Sunday, 30 September 2012

Talking to Normals

By Eric Hanna, S. J.

alifearchitect.wordpress.com
A while ago, I found myself jokingly using a nickname for those people who were not familiar with the Catholic faith: 'normals'. This was a funny way for me to remark on the fact that we as Catholics, and Jesuits in particular, can use a lot of jargon that is unfamiliar to the rest of contemporary society. It was a reminder to myself not to use arcane terminology when simpler words sufficed. However, it got me to thinking.


We believers love to be counter-cultural. If the world moves one way, many of us are inclined to move the other. If you are a believer, I ask you the following question: do you see yourself as normal and the rest of the non-believing or different-believing world as abnormal? Or is it the other way: is the world normal and we ourselves the ones who are different?



Most of us encounter both of these ways of thinking at one point or another in our lives. And both ways of thinking have their positive and negative aspects.



If we, the believers, are normal and the world is abnormal, then it can lead to a healthy rejection of the unspoken assumptions of our culture: that material wealth is the measure of success, that people are at their core self-interested, and that autonomy is the highest good. All of these ideas are important to question in order to come to truth through a real struggle. However, on the negative side, if we think our group is normal and that the world is broken, we can fall into a siege mentality. We can reject other people and judge them harshly by our standards. And we can interpret questions as attacks.



Let's flip it around. Suppose we believers are the abnormals and the world is normal. This idea takes a bit of courage to examine. We can look at ourselves from an outsider's perspective and realize that we use a lot of jargon, that many of our actions do not seem consistent, and that what we affirm is so paradoxical it is often very difficult for one who does not believe to understand. These realizations open us up to communication, to understanding the perspectives of non-believers. But this way of looking at the world has negative points too. It can tempt us to compromise too much, to be afraid to speak the truth as we see it.

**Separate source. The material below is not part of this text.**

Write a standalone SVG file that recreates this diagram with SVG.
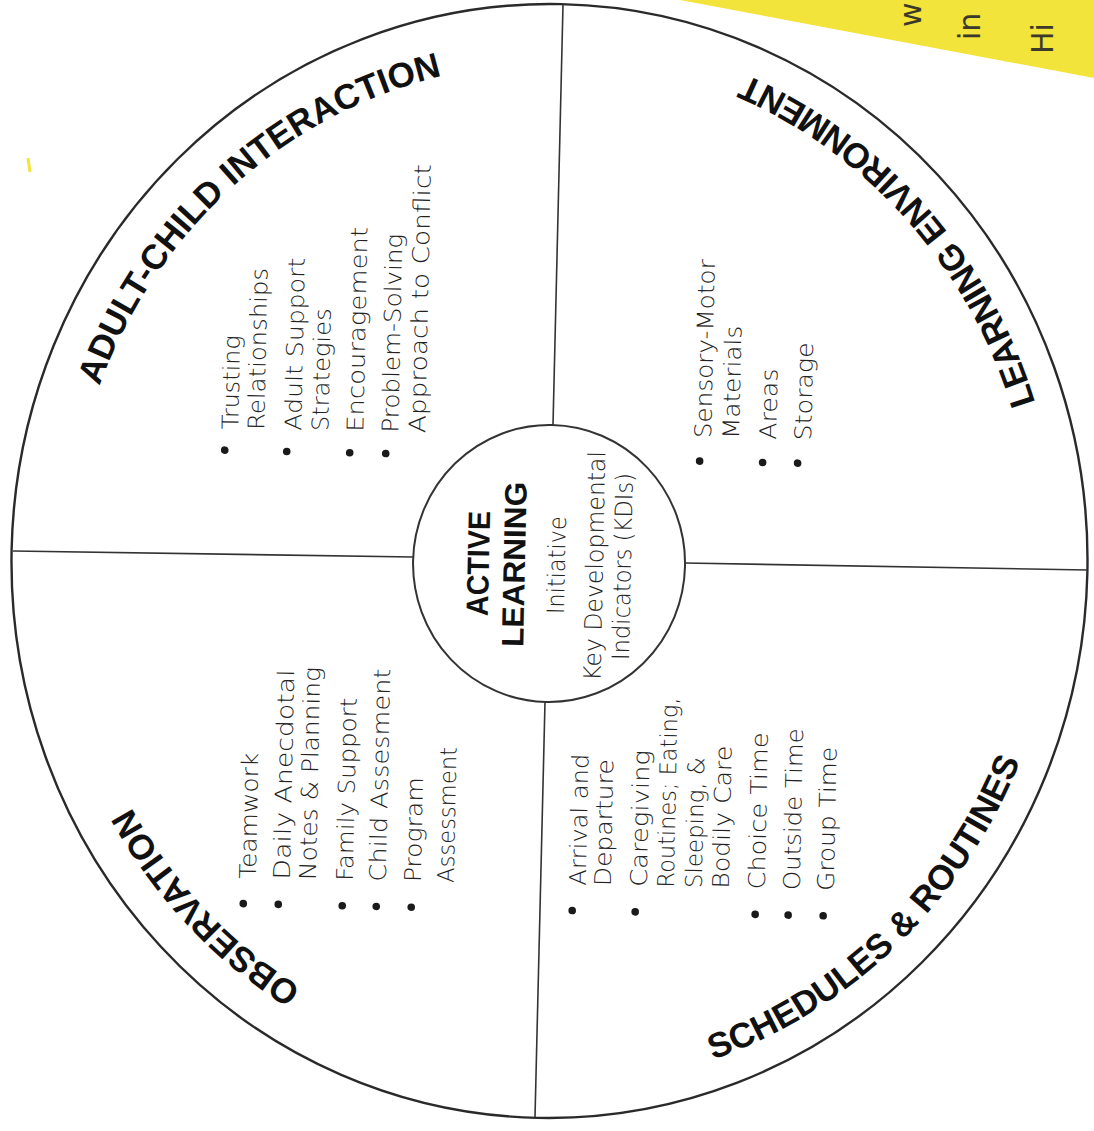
<svg xmlns="http://www.w3.org/2000/svg" width="1094" height="1131" viewBox="0 0 1094 1131">
<defs>
<style>
.ring{fill:none;stroke:#2a2a2a;stroke-width:2.4}
.inner{fill:none;stroke:#333;stroke-width:2}
.div{stroke:#333;stroke-width:1.6;fill:none}
.item{font-family:"DejaVu Sans","Liberation Sans",sans-serif;font-size:23px;font-weight:300;fill:#222}
.citem{font-family:"DejaVu Sans","Liberation Sans",sans-serif;font-size:24px;font-weight:300;fill:#222;text-anchor:middle}
.cbold{font-family:"Liberation Sans",Arial,sans-serif;font-size:31px;font-weight:bold;fill:#111;text-anchor:middle}
.title{font-family:"Liberation Sans",Arial,sans-serif;font-size:35px;font-weight:bold;fill:#111}
.dot{fill:#1a1a1a}
.hand{font-family:"DejaVu Sans",sans-serif;font-size:30px;font-weight:normal;fill:#3b3a2a}
</style>
<path id="p-adult" d="M -480.7 17.4 A 481 497.8 0 0 1 66.9 -493.0"/>
<path id="p-obs" d="M 41.9 495.8 A 481 497.8 0 0 1 -480.3 -26.1"/>
<path id="p-learn" d="M 506.2 55.1 A 509 526.8 0 0 0 -35.5 -525.5"/>
<path id="p-sched" d="M -53.2 523.9 A 509 526.8 0 0 0 507.8 -36.7"/>
</defs>
<rect width="1094" height="1131" fill="#ffffff"/>
<g id="sticky-note">
<polygon points="680,0 1094,0 1094,78" fill="#f3e43c"/>
<text class="hand" transform="translate(921 27) rotate(-90)">w</text>
<text class="hand" transform="translate(980 40) rotate(-90)">in</text>
<text class="hand" transform="translate(1053 54) rotate(-90)">Hi</text>
<path d="M28 158 L30 172" stroke="#f3e43c" stroke-width="3" fill="none"/>
</g>
<g id="wheel-outline" transform="translate(549.5 561) rotate(1.2)">
<ellipse class="ring" cx="0" cy="0" rx="538" ry="557"/>
</g>
<g id="connectors">
<line class="div" x1="563" y1="5" x2="553" y2="425"/>
<line class="div" x1="545" y1="702" x2="535" y2="1117"/>
<line class="div" x1="13" y1="551" x2="413" y2="557"/>
<line class="div" x1="685" y1="563" x2="1087" y2="570"/>
</g>
<g id="active-learning" transform="translate(549.5 561) rotate(1.2)">
<ellipse class="inner" cx="-0.4" cy="2.5" rx="136" ry="138.5"/>
<g transform="rotate(-90)">
<text class="cbold" x="-4" y="-60.5" textLength="105" lengthAdjust="spacingAndGlyphs">ACTIVE</text>
<text class="cbold" x="-4" y="-24.5" textLength="165" lengthAdjust="spacingAndGlyphs">LEARNING</text>
<text class="citem" x="-4" y="15.5" textLength="98" lengthAdjust="spacingAndGlyphs">Initiative</text>
<text class="citem" x="-4" y="53.5" textLength="230" lengthAdjust="spacingAndGlyphs">Key Developmental</text>
<text class="citem" x="-4" y="81.5" textLength="187" lengthAdjust="spacingAndGlyphs">Indicators (KDIs)</text>
</g>
</g>
<g id="adult-child-interaction" transform="translate(549.5 561) rotate(1.2)">
<text class="title"><textPath href="#p-adult" startOffset="50%" text-anchor="middle">ADULT-CHILD INTERACTION</textPath></text>
<g transform="rotate(-90)">
<circle class="dot" cx="104" cy="-327" r="3.8"/>
<circle class="dot" cx="104" cy="-265" r="3.8"/>
<circle class="dot" cx="104" cy="-202" r="3.8"/>
<circle class="dot" cx="104" cy="-166" r="3.8"/>
<text class="item" x="125" y="-314" textLength="94" lengthAdjust="spacingAndGlyphs">Trusting</text>
<text class="item" x="125" y="-288" textLength="162" lengthAdjust="spacingAndGlyphs">Relationships</text>
<text class="item" x="125" y="-251" textLength="173" lengthAdjust="spacingAndGlyphs">Adult Support</text>
<text class="item" x="125" y="-224" textLength="123" lengthAdjust="spacingAndGlyphs">Strategies</text>
<text class="item" x="125" y="-189" textLength="205" lengthAdjust="spacingAndGlyphs">Encouragement</text>
<text class="item" x="125" y="-154" textLength="199" lengthAdjust="spacingAndGlyphs">Problem-Solving</text>
<text class="item" x="125" y="-127" textLength="269" lengthAdjust="spacingAndGlyphs">Approach to Conflict</text>
</g>
</g>
<g id="learning-environment" transform="translate(549.5 561) rotate(1.2)">
<text class="title"><textPath href="#p-learn" startOffset="50%" text-anchor="middle">LEARNING ENVIRONMENT</textPath></text>
<g transform="rotate(-90)">
<circle class="dot" cx="103" cy="148" r="3.8"/>
<circle class="dot" cx="103" cy="211" r="3.8"/>
<circle class="dot" cx="103" cy="246" r="3.8"/>
<text class="item" x="126" y="159" textLength="179" lengthAdjust="spacingAndGlyphs">Sensory-Motor</text>
<text class="item" x="126" y="187" textLength="113" lengthAdjust="spacingAndGlyphs">Materials</text>
<text class="item" x="126" y="224" textLength="71" lengthAdjust="spacingAndGlyphs">Areas</text>
<text class="item" x="126" y="259" textLength="98" lengthAdjust="spacingAndGlyphs">Storage</text>
</g>
</g>
<g id="observation" transform="translate(549.5 561) rotate(1.2)">
<text class="title"><textPath href="#p-obs" startOffset="50%" text-anchor="middle">OBSERVATION</textPath></text>
<g transform="rotate(-90)">
<circle class="dot" cx="-349" cy="-299" r="3.8"/>
<circle class="dot" cx="-349" cy="-264" r="3.8"/>
<circle class="dot" cx="-349" cy="-200" r="3.8"/>
<circle class="dot" cx="-349" cy="-166" r="3.8"/>
<circle class="dot" cx="-349" cy="-131" r="3.8"/>
<text class="item" x="-324" y="-287" textLength="126" lengthAdjust="spacingAndGlyphs">Teamwork</text>
<text class="item" x="-324" y="-253" textLength="210" lengthAdjust="spacingAndGlyphs">Daily Anecdotal</text>
<text class="item" x="-324" y="-227" textLength="213" lengthAdjust="spacingAndGlyphs">Notes &amp; Planning</text>
<text class="item" x="-324" y="-190" textLength="183" lengthAdjust="spacingAndGlyphs">Family Support</text>
<text class="item" x="-324" y="-157" textLength="213" lengthAdjust="spacingAndGlyphs">Child Assesment</text>
<text class="item" x="-324" y="-122" textLength="105" lengthAdjust="spacingAndGlyphs">Program</text>
<text class="item" x="-324" y="-89" textLength="136" lengthAdjust="spacingAndGlyphs">Assessment</text>
</g>
</g>
<g id="schedules-routines" transform="translate(549.5 561) rotate(1.2)">
<text class="title"><textPath href="#p-sched" startOffset="50%" text-anchor="middle">SCHEDULES &amp; ROUTINES</textPath></text>
<g transform="rotate(-90)">
<circle class="dot" cx="-349" cy="30" r="3.8"/>
<circle class="dot" cx="-349" cy="93" r="3.8"/>
<circle class="dot" cx="-349" cy="213" r="3.8"/>
<circle class="dot" cx="-349" cy="246" r="3.8"/>
<circle class="dot" cx="-349" cy="281" r="3.8"/>
<text class="item" x="-324" y="43" textLength="132" lengthAdjust="spacingAndGlyphs">Arrival and</text>
<text class="item" x="-324" y="68" textLength="127" lengthAdjust="spacingAndGlyphs">Departure</text>
<text class="item" x="-324" y="104" textLength="137" lengthAdjust="spacingAndGlyphs">Caregiving</text>
<text class="item" x="-324" y="131" textLength="190" lengthAdjust="spacingAndGlyphs">Routines; Eating,</text>
<text class="item" x="-324" y="159" textLength="131" lengthAdjust="spacingAndGlyphs">Sleeping, &amp;</text>
<text class="item" x="-324" y="186" textLength="143" lengthAdjust="spacingAndGlyphs">Bodily Care</text>
<text class="item" x="-324" y="222" textLength="157" lengthAdjust="spacingAndGlyphs">Choice Time</text>
<text class="item" x="-324" y="257" textLength="162" lengthAdjust="spacingAndGlyphs">Outside Time</text>
<text class="item" x="-324" y="291" textLength="144" lengthAdjust="spacingAndGlyphs">Group Time</text>
</g>
</g>
</svg>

Christ, in this Sunday's Gospel, provides us with a possible resolution to this quandary. He declares boldly that, "Whoever is not against us is for us" (Mark 9). This is not just an attitude for Christ's followers to take up. It is a general attitude that leads any human being to right relationship. Everybody appears normal to themselves. So when we encounter a stranger who doesn't share our perspective, we must assume that what they say or do makes sense to them and that we are all seeking the good.



When I encounter someone who is not a believer, I do not think of myself as 'one within' addressing 'one without', nor vice versa. Rather, I recall that Christ has given me to love the person. So my first job is to listen because it's much easier to love somebody you understand. I won't always understand completely. And I won't flinch from an honest disagreement if I must stand up for my principles. But I am genuinely interested in the other person and that person's perspective.



We are not genuinely interested when we only listen to someone in order to discover that person's error. Nor do we love when we use the time when the other is speaking just to plan what we ourselves will say. Genuine love requires genuine attention, and a genuine willingness to be challenged and changed by what another person says. At the same time, when I look to someone not of the faith with love, I am better able to translate and represent my own perspective to them, perhaps to challenge and change that person too.



Reflect on your own experiences. Examine how attentively you listen to the perspectives of people who disagree with you and how much love is in your heart when you speak to them. Examine also how afraid you are not to fit in and whether you shy away from conflicts by agreeing too quickly to what is said. Listening means accepting the person and taking what is said seriously.



We have no need to be angry, nor have we need to be afraid. The best cures for these two ills are love. And Christ supplies our hearts with love in abundance when we ask for it. And we have Christ's guarantee that our dialogue will not be in vain. Because whoever is not against us is for us.